WHAT YOU WILL DO:
Transcribe the listing that follows in full, omitting pictures.

RECORDED INFORMATION:

◆ ◆ ◆ ◆

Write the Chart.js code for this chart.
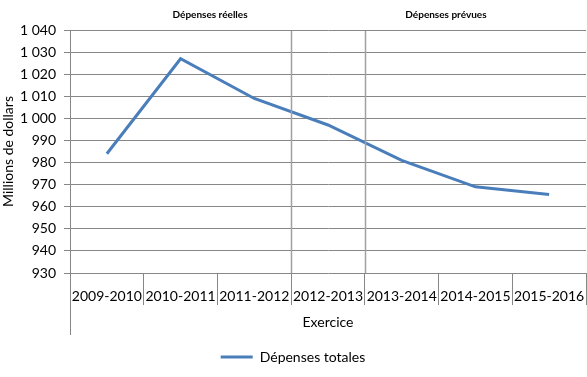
<!DOCTYPE html>
<html>
<head>
<meta charset="utf-8">
<script src="https://cdn.jsdelivr.net/npm/chart.js@4/dist/chart.umd.min.js"></script>
<style>
  html, body { margin: 0; padding: 0; background: #fff; }
  #wrap { width: 587px; height: 377px; }
</style>
</head>
<body>
<div id="wrap"><canvas id="chart"></canvas></div>
<script>
// données
var exercices = ['2009-2010', '2010-2011', '2011-2012', '2012-2013', '2013-2014', '2014-2015', '2015-2016']
var depensesTotales = [984, 1027, 1009, 997, 981, 969, 965.5]
var yTicks = [930, 940, 950, 960, 970, 980, 990, 1000, 1010, 1020, 1030, 1040]
var sections = ['Dépenses réelles', 'Dépenses prévues']
var separateurs = [2.5, 3.5]

// style
var sectionPos = [1.4, 4.6]
var grille = '#878787'
var bleu = '#4a7ebb'
var police = 'Lato, "Open Sans", sans-serif'

var extras = {
    id: 'extras',
    afterDraw: (chart) => {
        var ctx = chart.ctx
        var x = chart.scales.x
        var area = chart.chartArea
        ctx.save()
        // lignes de séparation
        ctx.strokeStyle = '#a0a0a0'
        ctx.lineWidth = 1.5
        separateurs.forEach((v) => {
            var px = Math.round(x.getPixelForValue(v)) + 0.5
            ctx.beginPath()
            ctx.moveTo(px, area.top + 1)
            ctx.lineTo(px, area.bottom)
            ctx.stroke()
        })
        // axe gauche prolongé
        ctx.strokeStyle = grille
        ctx.lineWidth = 1
        ctx.beginPath()
        ctx.moveTo(Math.round(area.left) + 0.5, area.bottom)
        ctx.lineTo(Math.round(area.left) + 0.5, 335)
        ctx.stroke()
        // titres des sections
        ctx.fillStyle = '#000'
        ctx.font = 'bold 10px ' + police
        ctx.textAlign = 'center'
        ctx.textBaseline = 'middle'
        sections.forEach((s, i) => {
            ctx.fillText(s, x.getPixelForValue(sectionPos[i]), 15)
        })
        ctx.restore()
    }
}

var chart = new Chart(document.getElementById('chart'), {
    type: 'line',
    data: {
        labels: exercices,
        datasets: [{
            label: 'Dépenses totales',
            data: depensesTotales,
            borderColor: bleu,
            backgroundColor: bleu,
            borderWidth: 3,
            pointRadius: 0,
            pointStyle: 'line',
            tension: 0
        }]
    },
    options: {
        responsive: true,
        maintainAspectRatio: false,
        animation: false,
        layout: { padding: { top: 30, right: 1, left: 0, bottom: 3 } },
        plugins: {
            legend: {
                position: 'bottom',
                labels: {
                    usePointStyle: true,
                    pointStyleWidth: 32,
                    boxHeight: 10,
                    color: '#000',
                    font: { family: police, size: 14 },
                    padding: 10
                }
            },
            tooltip: { enabled: false }
        },
        scales: {
            x: {
                offset: true,
                grid: {
                    offset: true,
                    drawOnChartArea: false,
                    drawTicks: true,
                    tickLength: 32,
                    color: grille
                },
                border: { display: false },
                ticks: {
                    color: '#000',
                    font: { family: police, size: 14 },
                    padding: -17,
                    maxRotation: 0,
                    autoSkip: false
                },
                title: {
                    display: true,
                    text: 'Exercice',
                    color: '#000',
                    font: { family: police, size: 14 },
                    padding: { top: 0, bottom: 9 }
                },
                afterFit: (s) => { s.height = 67 }
            },
            y: {
                min: 930,
                max: 1040,
                afterBuildTicks: (s) => { s.ticks = yTicks.map((v) => ({ value: v })) },
                grid: {
                    color: grille,
                    drawTicks: true,
                    tickLength: 6
                },
                border: { color: grille },
                ticks: {
                    color: '#000',
                    font: { family: police, size: 14 },
                    padding: 8,
                    callback: (v) => String(v).replace(/\B(?=(\d{3})+(?!\d))/g, ' ')
                },
                title: {
                    display: true,
                    text: 'Millions de dollars',
                    color: '#000',
                    font: { family: police, size: 14 },
                    padding: { top: 0, bottom: 0 }
                },
                afterFit: (s) => { s.width = 70 }
            }
        }
    },
    plugins: [extras]
})
</script>
</body>
</html>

◆ ◆ ◆ ◆

FULL SOLUTION:
Write the Chart.js code for this chart.
<!DOCTYPE html>
<html>
<head>
<meta charset="utf-8">
<script src="https://cdn.jsdelivr.net/npm/chart.js@4/dist/chart.umd.min.js"></script>
<style>
  html, body { margin: 0; padding: 0; background: #fff; }
  #wrap { width: 587px; height: 377px; }
</style>
</head>
<body>
<div id="wrap"><canvas id="chart"></canvas></div>
<script>
// données
var exercices = ['2009-2010', '2010-2011', '2011-2012', '2012-2013', '2013-2014', '2014-2015', '2015-2016']
var depensesTotales = [984, 1027, 1009, 997, 981, 969, 965.5]
var yTicks = [930, 940, 950, 960, 970, 980, 990, 1000, 1010, 1020, 1030, 1040]
var sections = ['Dépenses réelles', 'Dépenses prévues']
var separateurs = [2.5, 3.5]

// style
var sectionPos = [1.4, 4.6]
var grille = '#878787'
var bleu = '#4a7ebb'
var police = 'Lato, "Open Sans", sans-serif'

var extras = {
    id: 'extras',
    afterDraw: (chart) => {
        var ctx = chart.ctx
        var x = chart.scales.x
        var area = chart.chartArea
        ctx.save()
        // lignes de séparation
        ctx.strokeStyle = '#a0a0a0'
        ctx.lineWidth = 1.5
        separateurs.forEach((v) => {
            var px = Math.round(x.getPixelForValue(v)) + 0.5
            ctx.beginPath()
            ctx.moveTo(px, area.top + 1)
            ctx.lineTo(px, area.bottom)
            ctx.stroke()
        })
        // axe gauche prolongé
        ctx.strokeStyle = grille
        ctx.lineWidth = 1
        ctx.beginPath()
        ctx.moveTo(Math.round(area.left) + 0.5, area.bottom)
        ctx.lineTo(Math.round(area.left) + 0.5, 335)
        ctx.stroke()
        // titres des sections
        ctx.fillStyle = '#000'
        ctx.font = 'bold 10px ' + police
        ctx.textAlign = 'center'
        ctx.textBaseline = 'middle'
        sections.forEach((s, i) => {
            ctx.fillText(s, x.getPixelForValue(sectionPos[i]), 15)
        })
        ctx.restore()
    }
}

var chart = new Chart(document.getElementById('chart'), {
    type: 'line',
    data: {
        labels: exercices,
        datasets: [{
            label: 'Dépenses totales',
            data: depensesTotales,
            borderColor: bleu,
            backgroundColor: bleu,
            borderWidth: 3,
            pointRadius: 0,
            pointStyle: 'line',
            tension: 0
        }]
    },
    options: {
        responsive: true,
        maintainAspectRatio: false,
        animation: false,
        layout: { padding: { top: 30, right: 1, left: 0, bottom: 3 } },
        plugins: {
            legend: {
                position: 'bottom',
                labels: {
                    usePointStyle: true,
                    pointStyleWidth: 32,
                    boxHeight: 10,
                    color: '#000',
                    font: { family: police, size: 14 },
                    padding: 10
                }
            },
            tooltip: { enabled: false }
        },
        scales: {
            x: {
                offset: true,
                grid: {
                    offset: true,
                    drawOnChartArea: false,
                    drawTicks: true,
                    tickLength: 32,
                    color: grille
                },
                border: { display: false },
                ticks: {
                    color: '#000',
                    font: { family: police, size: 14 },
                    padding: -17,
                    maxRotation: 0,
                    autoSkip: false
                },
                title: {
                    display: true,
                    text: 'Exercice',
                    color: '#000',
                    font: { family: police, size: 14 },
                    padding: { top: 0, bottom: 9 }
                },
                afterFit: (s) => { s.height = 67 }
            },
            y: {
                min: 930,
                max: 1040,
                afterBuildTicks: (s) => { s.ticks = yTicks.map((v) => ({ value: v })) },
                grid: {
                    color: grille,
                    drawTicks: true,
                    tickLength: 6
                },
                border: { color: grille },
                ticks: {
                    color: '#000',
                    font: { family: police, size: 14 },
                    padding: 8,
                    callback: (v) => String(v).replace(/\B(?=(\d{3})+(?!\d))/g, ' ')
                },
                title: {
                    display: true,
                    text: 'Millions de dollars',
                    color: '#000',
                    font: { family: police, size: 14 },
                    padding: { top: 0, bottom: 0 }
                },
                afterFit: (s) => { s.width = 70 }
            }
        }
    },
    plugins: [extras]
})
</script>
</body>
</html>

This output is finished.